— Begin —

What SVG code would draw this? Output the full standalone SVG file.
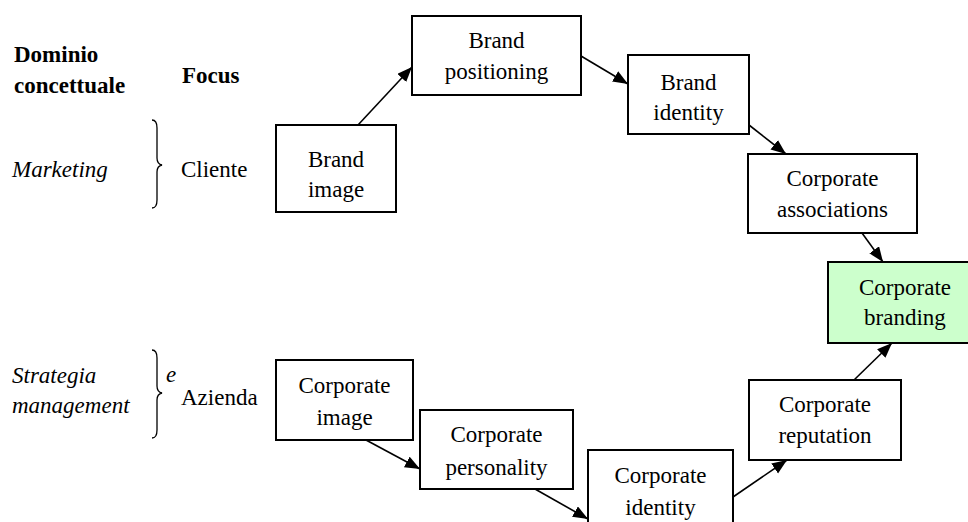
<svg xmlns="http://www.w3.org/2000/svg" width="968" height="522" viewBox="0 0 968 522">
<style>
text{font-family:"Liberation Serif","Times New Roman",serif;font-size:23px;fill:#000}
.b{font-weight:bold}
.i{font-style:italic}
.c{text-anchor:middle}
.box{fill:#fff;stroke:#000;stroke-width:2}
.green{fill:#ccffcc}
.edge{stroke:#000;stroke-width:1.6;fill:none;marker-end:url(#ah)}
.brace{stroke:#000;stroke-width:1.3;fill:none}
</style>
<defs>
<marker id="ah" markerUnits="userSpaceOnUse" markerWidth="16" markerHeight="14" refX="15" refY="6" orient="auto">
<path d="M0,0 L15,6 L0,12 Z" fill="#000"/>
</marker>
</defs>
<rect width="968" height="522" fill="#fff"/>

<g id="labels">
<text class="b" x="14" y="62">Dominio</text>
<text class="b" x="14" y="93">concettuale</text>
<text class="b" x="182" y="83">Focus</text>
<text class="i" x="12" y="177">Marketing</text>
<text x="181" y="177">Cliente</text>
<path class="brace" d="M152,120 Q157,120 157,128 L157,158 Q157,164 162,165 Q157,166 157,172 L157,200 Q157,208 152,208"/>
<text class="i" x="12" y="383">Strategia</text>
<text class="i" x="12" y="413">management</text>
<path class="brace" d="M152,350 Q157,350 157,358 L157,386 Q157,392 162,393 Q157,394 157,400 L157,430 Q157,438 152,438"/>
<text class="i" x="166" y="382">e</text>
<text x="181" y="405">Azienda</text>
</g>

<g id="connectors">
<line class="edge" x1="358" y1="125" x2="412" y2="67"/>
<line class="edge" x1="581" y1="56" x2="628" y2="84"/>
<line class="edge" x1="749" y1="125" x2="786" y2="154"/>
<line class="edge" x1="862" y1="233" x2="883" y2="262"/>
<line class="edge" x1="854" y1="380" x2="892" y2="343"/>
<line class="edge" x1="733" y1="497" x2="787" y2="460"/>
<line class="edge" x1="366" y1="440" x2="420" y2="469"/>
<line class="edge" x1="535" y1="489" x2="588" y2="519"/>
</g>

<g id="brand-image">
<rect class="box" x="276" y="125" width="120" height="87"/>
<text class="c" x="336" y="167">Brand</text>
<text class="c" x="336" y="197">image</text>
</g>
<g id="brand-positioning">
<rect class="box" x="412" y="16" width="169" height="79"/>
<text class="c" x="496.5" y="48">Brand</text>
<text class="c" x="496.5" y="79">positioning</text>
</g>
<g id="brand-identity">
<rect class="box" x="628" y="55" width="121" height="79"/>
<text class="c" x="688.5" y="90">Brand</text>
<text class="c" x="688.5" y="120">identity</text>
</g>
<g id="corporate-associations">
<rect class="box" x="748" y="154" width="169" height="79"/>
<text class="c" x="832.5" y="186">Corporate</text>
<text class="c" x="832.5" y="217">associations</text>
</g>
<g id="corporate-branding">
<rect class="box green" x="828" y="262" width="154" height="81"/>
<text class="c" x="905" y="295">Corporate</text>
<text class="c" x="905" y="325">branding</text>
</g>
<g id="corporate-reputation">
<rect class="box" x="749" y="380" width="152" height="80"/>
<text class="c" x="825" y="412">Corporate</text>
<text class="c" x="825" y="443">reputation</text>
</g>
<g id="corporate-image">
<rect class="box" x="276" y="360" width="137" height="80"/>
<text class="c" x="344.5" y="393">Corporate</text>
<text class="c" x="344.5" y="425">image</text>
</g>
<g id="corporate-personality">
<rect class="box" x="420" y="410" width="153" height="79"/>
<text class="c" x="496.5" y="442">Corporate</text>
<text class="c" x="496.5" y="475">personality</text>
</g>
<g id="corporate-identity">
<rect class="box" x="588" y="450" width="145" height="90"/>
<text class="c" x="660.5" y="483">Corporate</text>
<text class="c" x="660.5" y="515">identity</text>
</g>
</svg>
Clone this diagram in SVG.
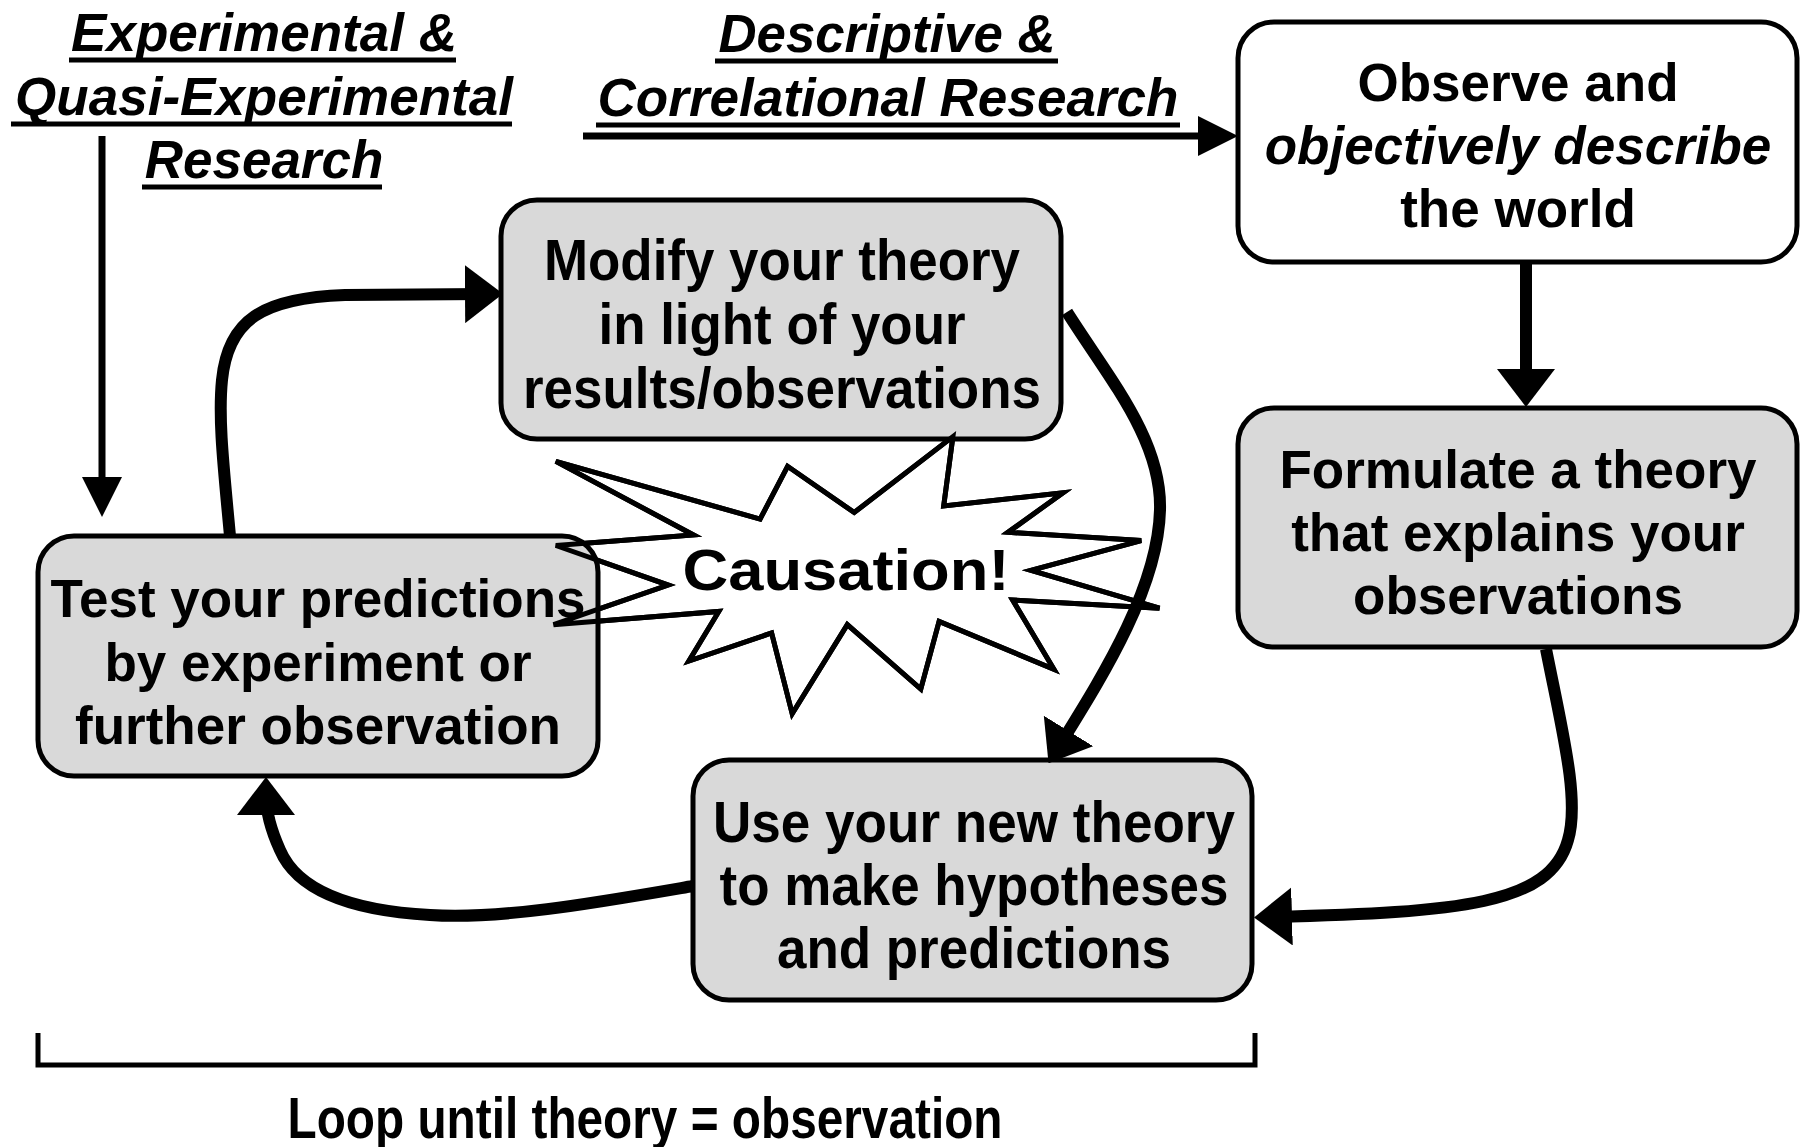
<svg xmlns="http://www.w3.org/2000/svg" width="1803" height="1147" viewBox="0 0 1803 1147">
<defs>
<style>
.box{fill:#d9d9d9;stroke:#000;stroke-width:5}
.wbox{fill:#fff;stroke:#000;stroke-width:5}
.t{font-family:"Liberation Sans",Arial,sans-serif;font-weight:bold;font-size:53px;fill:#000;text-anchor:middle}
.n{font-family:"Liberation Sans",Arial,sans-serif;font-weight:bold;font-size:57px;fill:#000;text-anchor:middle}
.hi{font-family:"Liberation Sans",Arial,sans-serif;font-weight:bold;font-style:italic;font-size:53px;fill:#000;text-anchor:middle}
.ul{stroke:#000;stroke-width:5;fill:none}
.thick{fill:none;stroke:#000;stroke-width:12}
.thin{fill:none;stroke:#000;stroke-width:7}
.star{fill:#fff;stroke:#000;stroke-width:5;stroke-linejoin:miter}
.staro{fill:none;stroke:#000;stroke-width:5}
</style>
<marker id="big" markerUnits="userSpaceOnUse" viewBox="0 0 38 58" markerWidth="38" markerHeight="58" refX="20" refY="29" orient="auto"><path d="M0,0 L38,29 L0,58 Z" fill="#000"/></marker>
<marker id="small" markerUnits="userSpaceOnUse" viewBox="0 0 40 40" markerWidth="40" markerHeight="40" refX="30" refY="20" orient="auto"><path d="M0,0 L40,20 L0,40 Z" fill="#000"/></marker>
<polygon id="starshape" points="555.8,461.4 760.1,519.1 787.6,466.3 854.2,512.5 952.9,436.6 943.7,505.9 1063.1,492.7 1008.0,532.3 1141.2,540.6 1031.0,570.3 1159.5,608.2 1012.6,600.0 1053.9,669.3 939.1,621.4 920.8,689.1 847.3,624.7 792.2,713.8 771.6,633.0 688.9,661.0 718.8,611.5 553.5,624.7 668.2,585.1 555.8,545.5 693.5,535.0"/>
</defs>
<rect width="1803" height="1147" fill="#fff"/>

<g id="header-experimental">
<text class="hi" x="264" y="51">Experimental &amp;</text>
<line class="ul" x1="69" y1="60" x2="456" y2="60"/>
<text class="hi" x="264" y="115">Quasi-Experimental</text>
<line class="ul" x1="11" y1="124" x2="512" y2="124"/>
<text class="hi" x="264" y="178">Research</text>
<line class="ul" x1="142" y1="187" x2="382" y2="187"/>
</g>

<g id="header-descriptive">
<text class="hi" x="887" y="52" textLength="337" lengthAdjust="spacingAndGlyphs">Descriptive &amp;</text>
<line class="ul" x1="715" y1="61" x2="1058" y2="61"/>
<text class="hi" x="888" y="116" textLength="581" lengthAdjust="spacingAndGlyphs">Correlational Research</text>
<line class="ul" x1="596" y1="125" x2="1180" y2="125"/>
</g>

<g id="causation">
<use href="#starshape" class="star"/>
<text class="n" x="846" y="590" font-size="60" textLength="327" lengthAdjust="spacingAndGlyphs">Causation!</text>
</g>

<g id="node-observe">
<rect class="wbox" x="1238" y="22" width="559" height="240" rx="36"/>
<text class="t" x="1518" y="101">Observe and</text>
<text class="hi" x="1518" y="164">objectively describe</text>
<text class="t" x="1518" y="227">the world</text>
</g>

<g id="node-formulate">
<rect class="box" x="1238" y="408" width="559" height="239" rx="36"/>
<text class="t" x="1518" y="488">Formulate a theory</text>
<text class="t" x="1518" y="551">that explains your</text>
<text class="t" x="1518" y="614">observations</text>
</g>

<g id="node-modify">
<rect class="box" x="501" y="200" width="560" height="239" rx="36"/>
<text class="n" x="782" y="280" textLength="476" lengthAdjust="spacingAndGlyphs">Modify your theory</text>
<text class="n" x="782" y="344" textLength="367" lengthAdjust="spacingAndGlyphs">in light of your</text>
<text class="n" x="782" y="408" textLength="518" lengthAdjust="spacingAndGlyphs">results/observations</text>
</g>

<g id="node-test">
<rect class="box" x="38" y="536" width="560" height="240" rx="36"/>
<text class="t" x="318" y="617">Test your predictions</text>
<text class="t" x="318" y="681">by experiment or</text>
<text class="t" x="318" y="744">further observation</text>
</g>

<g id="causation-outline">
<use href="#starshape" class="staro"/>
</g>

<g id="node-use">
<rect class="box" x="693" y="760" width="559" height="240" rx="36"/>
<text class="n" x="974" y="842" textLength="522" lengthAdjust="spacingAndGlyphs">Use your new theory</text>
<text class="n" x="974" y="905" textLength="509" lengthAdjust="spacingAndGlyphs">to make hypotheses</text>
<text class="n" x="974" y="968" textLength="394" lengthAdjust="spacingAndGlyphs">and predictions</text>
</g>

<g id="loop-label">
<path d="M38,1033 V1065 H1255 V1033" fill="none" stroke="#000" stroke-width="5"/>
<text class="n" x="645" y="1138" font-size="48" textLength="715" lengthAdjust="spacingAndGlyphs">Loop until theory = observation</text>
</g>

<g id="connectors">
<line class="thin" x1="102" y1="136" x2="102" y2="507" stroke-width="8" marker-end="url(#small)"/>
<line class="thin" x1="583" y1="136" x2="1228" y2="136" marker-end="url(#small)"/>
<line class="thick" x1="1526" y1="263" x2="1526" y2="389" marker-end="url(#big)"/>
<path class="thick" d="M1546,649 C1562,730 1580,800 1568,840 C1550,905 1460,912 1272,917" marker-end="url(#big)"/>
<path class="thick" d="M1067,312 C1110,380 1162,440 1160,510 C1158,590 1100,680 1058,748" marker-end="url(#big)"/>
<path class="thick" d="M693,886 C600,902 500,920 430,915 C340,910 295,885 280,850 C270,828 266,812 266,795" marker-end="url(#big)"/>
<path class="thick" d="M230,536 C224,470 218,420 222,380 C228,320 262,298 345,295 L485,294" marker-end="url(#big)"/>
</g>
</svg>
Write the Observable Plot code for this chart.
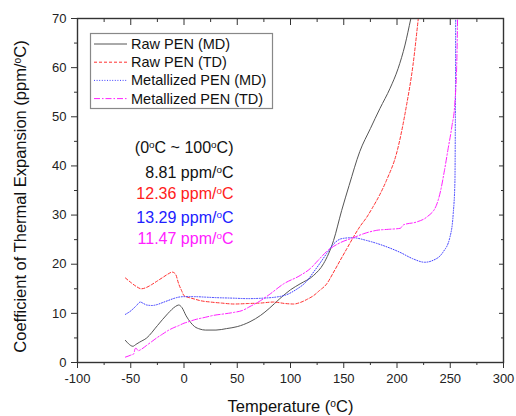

— End —

To do: Which lines hold the string "this"? Copy all of them from the data above.

Result below:
What SVG code would draw this? Output the full standalone SVG file.
Clone this diagram in SVG.
Write the Observable Plot code for this chart.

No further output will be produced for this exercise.